> [Data excerpt]:
☆ ☆ ☆ ☆ ☆

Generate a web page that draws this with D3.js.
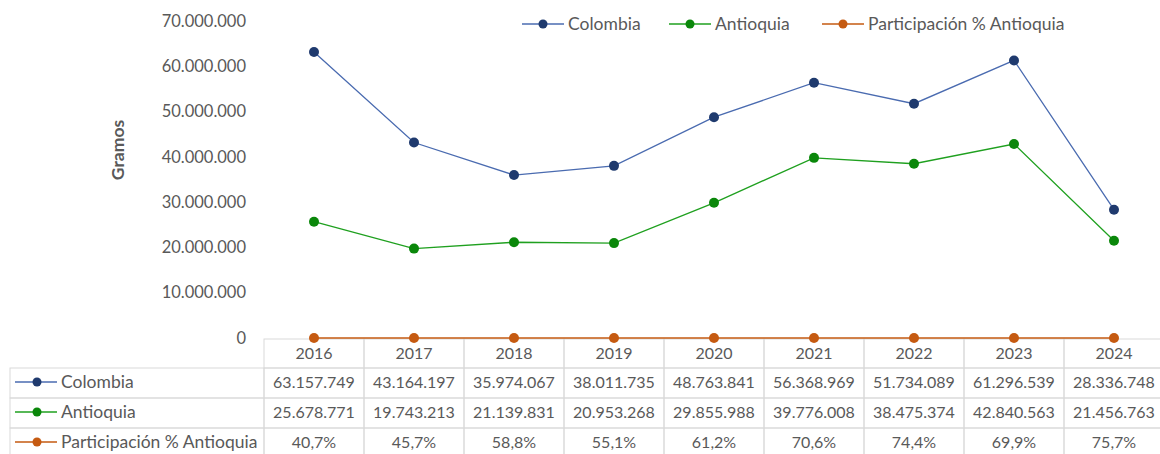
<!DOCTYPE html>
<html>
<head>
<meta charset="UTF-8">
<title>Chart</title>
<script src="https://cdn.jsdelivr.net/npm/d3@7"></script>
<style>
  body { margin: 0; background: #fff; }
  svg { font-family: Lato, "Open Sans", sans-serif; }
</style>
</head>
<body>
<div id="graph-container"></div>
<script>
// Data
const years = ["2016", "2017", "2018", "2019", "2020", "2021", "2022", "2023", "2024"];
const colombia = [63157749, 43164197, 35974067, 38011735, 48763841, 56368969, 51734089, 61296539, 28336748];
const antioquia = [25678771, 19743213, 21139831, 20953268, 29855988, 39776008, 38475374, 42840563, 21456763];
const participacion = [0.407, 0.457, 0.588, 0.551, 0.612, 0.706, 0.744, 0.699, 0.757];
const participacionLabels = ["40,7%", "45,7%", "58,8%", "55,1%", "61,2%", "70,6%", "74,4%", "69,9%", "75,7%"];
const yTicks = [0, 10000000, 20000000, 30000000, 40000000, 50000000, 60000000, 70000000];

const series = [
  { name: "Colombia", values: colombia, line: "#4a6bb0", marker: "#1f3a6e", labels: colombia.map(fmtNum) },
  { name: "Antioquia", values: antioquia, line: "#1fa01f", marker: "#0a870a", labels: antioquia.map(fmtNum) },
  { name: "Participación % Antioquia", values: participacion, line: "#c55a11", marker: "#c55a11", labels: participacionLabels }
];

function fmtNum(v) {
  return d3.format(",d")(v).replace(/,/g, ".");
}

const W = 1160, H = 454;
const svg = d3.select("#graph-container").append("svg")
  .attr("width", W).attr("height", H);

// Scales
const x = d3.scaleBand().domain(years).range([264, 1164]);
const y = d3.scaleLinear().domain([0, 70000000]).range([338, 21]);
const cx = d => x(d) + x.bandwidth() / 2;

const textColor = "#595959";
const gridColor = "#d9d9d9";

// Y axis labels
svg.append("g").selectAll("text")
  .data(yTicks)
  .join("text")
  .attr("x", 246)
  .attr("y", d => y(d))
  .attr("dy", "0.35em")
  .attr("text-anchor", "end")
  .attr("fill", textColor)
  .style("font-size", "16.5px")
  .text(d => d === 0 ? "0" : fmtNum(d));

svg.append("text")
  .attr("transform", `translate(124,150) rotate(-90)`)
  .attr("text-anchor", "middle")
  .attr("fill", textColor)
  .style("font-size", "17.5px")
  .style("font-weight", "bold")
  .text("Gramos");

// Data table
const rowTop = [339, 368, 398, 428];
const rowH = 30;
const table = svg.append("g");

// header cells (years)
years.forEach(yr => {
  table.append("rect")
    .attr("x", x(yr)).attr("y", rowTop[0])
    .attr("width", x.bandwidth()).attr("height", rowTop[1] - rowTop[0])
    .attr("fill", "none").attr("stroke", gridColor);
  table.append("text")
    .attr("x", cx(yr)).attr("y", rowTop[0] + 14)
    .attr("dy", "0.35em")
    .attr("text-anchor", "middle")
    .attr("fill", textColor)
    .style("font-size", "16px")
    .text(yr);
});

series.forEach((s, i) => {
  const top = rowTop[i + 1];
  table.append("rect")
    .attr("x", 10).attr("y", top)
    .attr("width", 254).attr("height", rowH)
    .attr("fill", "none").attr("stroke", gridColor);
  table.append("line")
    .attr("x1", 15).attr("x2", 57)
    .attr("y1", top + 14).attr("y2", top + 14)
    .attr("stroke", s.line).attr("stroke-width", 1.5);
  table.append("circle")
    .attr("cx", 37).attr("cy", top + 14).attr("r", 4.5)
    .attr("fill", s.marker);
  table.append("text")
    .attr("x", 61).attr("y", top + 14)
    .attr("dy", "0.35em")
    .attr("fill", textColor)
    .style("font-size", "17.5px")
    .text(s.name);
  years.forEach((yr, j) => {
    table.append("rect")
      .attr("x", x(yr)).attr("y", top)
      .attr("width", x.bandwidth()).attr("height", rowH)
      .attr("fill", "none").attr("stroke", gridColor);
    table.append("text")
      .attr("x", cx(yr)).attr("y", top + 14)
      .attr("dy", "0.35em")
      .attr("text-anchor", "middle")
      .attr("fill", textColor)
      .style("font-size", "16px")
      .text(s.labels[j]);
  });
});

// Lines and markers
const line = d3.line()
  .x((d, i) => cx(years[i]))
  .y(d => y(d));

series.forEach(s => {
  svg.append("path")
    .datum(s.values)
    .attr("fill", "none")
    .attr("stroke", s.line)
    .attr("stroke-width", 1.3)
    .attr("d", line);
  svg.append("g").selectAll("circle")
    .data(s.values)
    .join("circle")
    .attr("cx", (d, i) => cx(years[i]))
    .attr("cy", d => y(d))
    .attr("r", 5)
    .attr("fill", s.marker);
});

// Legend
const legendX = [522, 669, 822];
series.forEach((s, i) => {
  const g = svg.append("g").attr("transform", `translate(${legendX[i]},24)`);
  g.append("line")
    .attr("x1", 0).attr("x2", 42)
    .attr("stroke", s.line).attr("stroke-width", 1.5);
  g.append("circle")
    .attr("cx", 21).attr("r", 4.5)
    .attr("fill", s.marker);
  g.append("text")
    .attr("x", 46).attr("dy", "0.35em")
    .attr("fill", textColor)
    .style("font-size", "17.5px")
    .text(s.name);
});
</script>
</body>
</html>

☆ ☆ ☆ ☆ ☆

> [Exercise goal]: Reproduce every line above as written, skipping pictures.

> [Full response]:
Generate a web page that draws this with D3.js.
<!DOCTYPE html>
<html>
<head>
<meta charset="UTF-8">
<title>Chart</title>
<script src="https://cdn.jsdelivr.net/npm/d3@7"></script>
<style>
  body { margin: 0; background: #fff; }
  svg { font-family: Lato, "Open Sans", sans-serif; }
</style>
</head>
<body>
<div id="graph-container"></div>
<script>
// Data
const years = ["2016", "2017", "2018", "2019", "2020", "2021", "2022", "2023", "2024"];
const colombia = [63157749, 43164197, 35974067, 38011735, 48763841, 56368969, 51734089, 61296539, 28336748];
const antioquia = [25678771, 19743213, 21139831, 20953268, 29855988, 39776008, 38475374, 42840563, 21456763];
const participacion = [0.407, 0.457, 0.588, 0.551, 0.612, 0.706, 0.744, 0.699, 0.757];
const participacionLabels = ["40,7%", "45,7%", "58,8%", "55,1%", "61,2%", "70,6%", "74,4%", "69,9%", "75,7%"];
const yTicks = [0, 10000000, 20000000, 30000000, 40000000, 50000000, 60000000, 70000000];

const series = [
  { name: "Colombia", values: colombia, line: "#4a6bb0", marker: "#1f3a6e", labels: colombia.map(fmtNum) },
  { name: "Antioquia", values: antioquia, line: "#1fa01f", marker: "#0a870a", labels: antioquia.map(fmtNum) },
  { name: "Participación % Antioquia", values: participacion, line: "#c55a11", marker: "#c55a11", labels: participacionLabels }
];

function fmtNum(v) {
  return d3.format(",d")(v).replace(/,/g, ".");
}

const W = 1160, H = 454;
const svg = d3.select("#graph-container").append("svg")
  .attr("width", W).attr("height", H);

// Scales
const x = d3.scaleBand().domain(years).range([264, 1164]);
const y = d3.scaleLinear().domain([0, 70000000]).range([338, 21]);
const cx = d => x(d) + x.bandwidth() / 2;

const textColor = "#595959";
const gridColor = "#d9d9d9";

// Y axis labels
svg.append("g").selectAll("text")
  .data(yTicks)
  .join("text")
  .attr("x", 246)
  .attr("y", d => y(d))
  .attr("dy", "0.35em")
  .attr("text-anchor", "end")
  .attr("fill", textColor)
  .style("font-size", "16.5px")
  .text(d => d === 0 ? "0" : fmtNum(d));

svg.append("text")
  .attr("transform", `translate(124,150) rotate(-90)`)
  .attr("text-anchor", "middle")
  .attr("fill", textColor)
  .style("font-size", "17.5px")
  .style("font-weight", "bold")
  .text("Gramos");

// Data table
const rowTop = [339, 368, 398, 428];
const rowH = 30;
const table = svg.append("g");

// header cells (years)
years.forEach(yr => {
  table.append("rect")
    .attr("x", x(yr)).attr("y", rowTop[0])
    .attr("width", x.bandwidth()).attr("height", rowTop[1] - rowTop[0])
    .attr("fill", "none").attr("stroke", gridColor);
  table.append("text")
    .attr("x", cx(yr)).attr("y", rowTop[0] + 14)
    .attr("dy", "0.35em")
    .attr("text-anchor", "middle")
    .attr("fill", textColor)
    .style("font-size", "16px")
    .text(yr);
});

series.forEach((s, i) => {
  const top = rowTop[i + 1];
  table.append("rect")
    .attr("x", 10).attr("y", top)
    .attr("width", 254).attr("height", rowH)
    .attr("fill", "none").attr("stroke", gridColor);
  table.append("line")
    .attr("x1", 15).attr("x2", 57)
    .attr("y1", top + 14).attr("y2", top + 14)
    .attr("stroke", s.line).attr("stroke-width", 1.5);
  table.append("circle")
    .attr("cx", 37).attr("cy", top + 14).attr("r", 4.5)
    .attr("fill", s.marker);
  table.append("text")
    .attr("x", 61).attr("y", top + 14)
    .attr("dy", "0.35em")
    .attr("fill", textColor)
    .style("font-size", "17.5px")
    .text(s.name);
  years.forEach((yr, j) => {
    table.append("rect")
      .attr("x", x(yr)).attr("y", top)
      .attr("width", x.bandwidth()).attr("height", rowH)
      .attr("fill", "none").attr("stroke", gridColor);
    table.append("text")
      .attr("x", cx(yr)).attr("y", top + 14)
      .attr("dy", "0.35em")
      .attr("text-anchor", "middle")
      .attr("fill", textColor)
      .style("font-size", "16px")
      .text(s.labels[j]);
  });
});

// Lines and markers
const line = d3.line()
  .x((d, i) => cx(years[i]))
  .y(d => y(d));

series.forEach(s => {
  svg.append("path")
    .datum(s.values)
    .attr("fill", "none")
    .attr("stroke", s.line)
    .attr("stroke-width", 1.3)
    .attr("d", line);
  svg.append("g").selectAll("circle")
    .data(s.values)
    .join("circle")
    .attr("cx", (d, i) => cx(years[i]))
    .attr("cy", d => y(d))
    .attr("r", 5)
    .attr("fill", s.marker);
});

// Legend
const legendX = [522, 669, 822];
series.forEach((s, i) => {
  const g = svg.append("g").attr("transform", `translate(${legendX[i]},24)`);
  g.append("line")
    .attr("x1", 0).attr("x2", 42)
    .attr("stroke", s.line).attr("stroke-width", 1.5);
  g.append("circle")
    .attr("cx", 21).attr("r", 4.5)
    .attr("fill", s.marker);
  g.append("text")
    .attr("x", 46).attr("dy", "0.35em")
    .attr("fill", textColor)
    .style("font-size", "17.5px")
    .text(s.name);
});
</script>
</body>
</html>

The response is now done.